California’s travel ban doesn’t help anyone either. North Carolina isn’t going to change its laws because of California’s disapproval. The travel ban doesn’t do anything of value either for the government or the people of California. And if other states decide to retaliate against California, then there could be a kind of travel bidding war in which red states only allow travel to red states and blue states only allow travel to blue states.

Unhelpful? Check.

Virtue signaling—especially by government—would be laughable if it were not so destructive. A government at any level ought to be making decisions based upon the common good, weighing and balancing the interests of all citizens. But when a government begins to run as an exercise in virtue signaling, all other considerations become irrelevant. If a certain action or policy—say being a sanctuary city—is virtuous, then the opposite action must be vicious. All issues become fundamental questions of good and evil, with no possibility of the normal compromise needed to run a functioning government.

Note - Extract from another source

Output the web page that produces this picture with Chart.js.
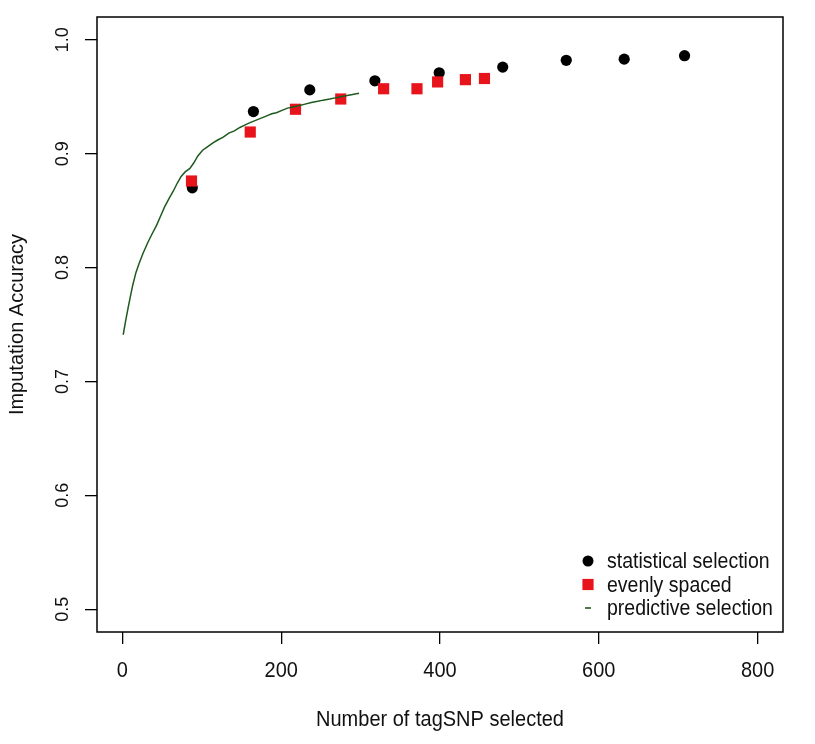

This is seen nowhere so much as in the current campaign against religious freedom. In the normal give and take of government, there is no reason why a Christian baker should be forced to service a gay wedding. There is no reason why nuns should be taken to court to force them to provide contraceptive insurance coverage. There is no reason why states and localities could not find the proper way to handle bathrooms or other issues regarding the transgendered. But in the era of government by virtue signaling, no deviation from “virtue” can be permitted. To deviate would show a lack of virtue, and open oneself up to denunciation as insufficiently committed to the cause. Social unraveling, in which the “evil” are shunned and the “virtuous” interact only with their own kind, becomes inevitable.

With the continuing expansion of social media and the ever-growing reach of government, it’s hard to see where all the virtue signaling will end. In the meantime, we can only pray that God will save us from the ravages of the virtuous. And help us to practice real virtue in our own lives.